Blue Hole Back Home, by Joy Jordan-Lake, became part of the Common Reader series at Amarillo College after being selected for the 2014-15 school year. The novel follows this year’s theme, “moral courage.”
On Nov. 10 and Nov. 11, Jordan-Lake’s visit consisted of a creative writing workshop, a Panhandle PBS segment taping, a reception at the Amarillo Museum of Art and a community lecture at the Globe-News Center for the Performing Arts.
“We want to be the kind of people who really believe that human beings are offered a second chance and mercy and resources to start over,” Jordan-Lake said. “There really can be something powerful and beautiful that happens to their lives.”
Jordan-Lake also talked about how her novel came together.
She mentioned that although fictitious, the novel is based on real events from her childhood. When she was a teenager, a family from Sri Lanka moved into her town, an all-white community, and were the victims of racism and discrimination for having darker skin and for simply being different.
In an act of hatred and racism, the Ku Klux Klan burned a cross on the family’s lawn, shattered windows and vandalized the family’s car.

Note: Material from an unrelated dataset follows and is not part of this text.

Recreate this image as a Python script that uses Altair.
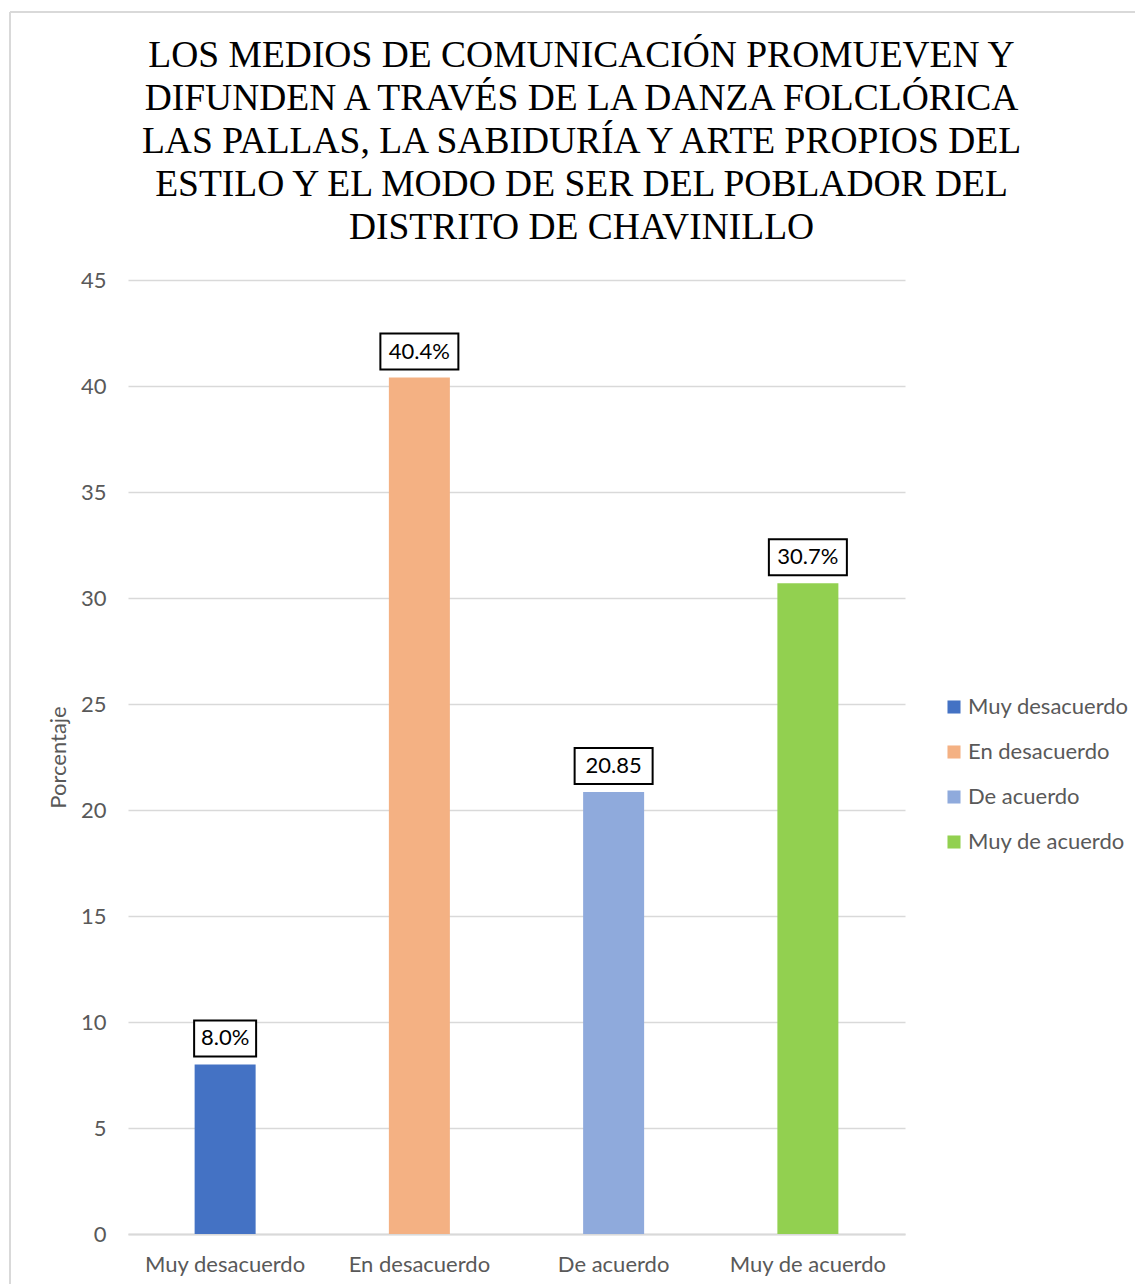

Her friend, the family’s child, asked her why was this happening, why were they doing this to them. Jordan-Lake said she doesn’t remember what she replied.
It has haunted her, as well as times she wanted to speak up about the injustice her friend was going through but decided not to in an act of cowardice.
She decided to turn it into a short story, which later became her first novel, Blue Hole Back Home.
During her lecture, she mentioned how it is easier to turn our head away from conflict and pretend nothing is going on.
“If we don’t talk about the past, that’s when we’re in trouble,” Jordan-Lake said.
Izik Ochoa, a radiology major who attended the lecture, said he had a lot of interest in the topic.
“Racism can go all the way through the ages,” Ochoa said. “Getting involved (in school activities) makes you realize you don’t have to stereotype or judge a book by its cover.”
Brianna Hinders, an English major and winner of the 2014 Common Reader Writing Competition, won a chance to have lunch with Jordan-Lake and talk about moral courage.
Something she remembers from the conversation was how not doing anything about issues such as racism and lack of moral courage makes a negative difference.
Hinders said she enjoyed the lecture more than the book simply because she is a more “nonfiction person” and that it was “refreshing to see her viewpoint.” She described Jordan-Lake as a very “sweet and wonderful” person.
This is the first time a female author has been chosen. After Jordan-Lake’s lecture, Frank Sobey, an associate professor of English, announced Between Shades of Gray, by Ruta Sepetys, another female author, as the 2015 Common Reader.
Sobey said the common readers bring people together and emphasized the idea that the program is important for AC as the books and themes create empathy for others.
Ultimately, Blue Hole Back Home, is a novel about racism in an era where segregation is supposed to be prohibited and how it’s easier to turn away and pretend nothing going on, even as it’s witnessed.
“We can all be the bad guys,” Jordan-Lake said.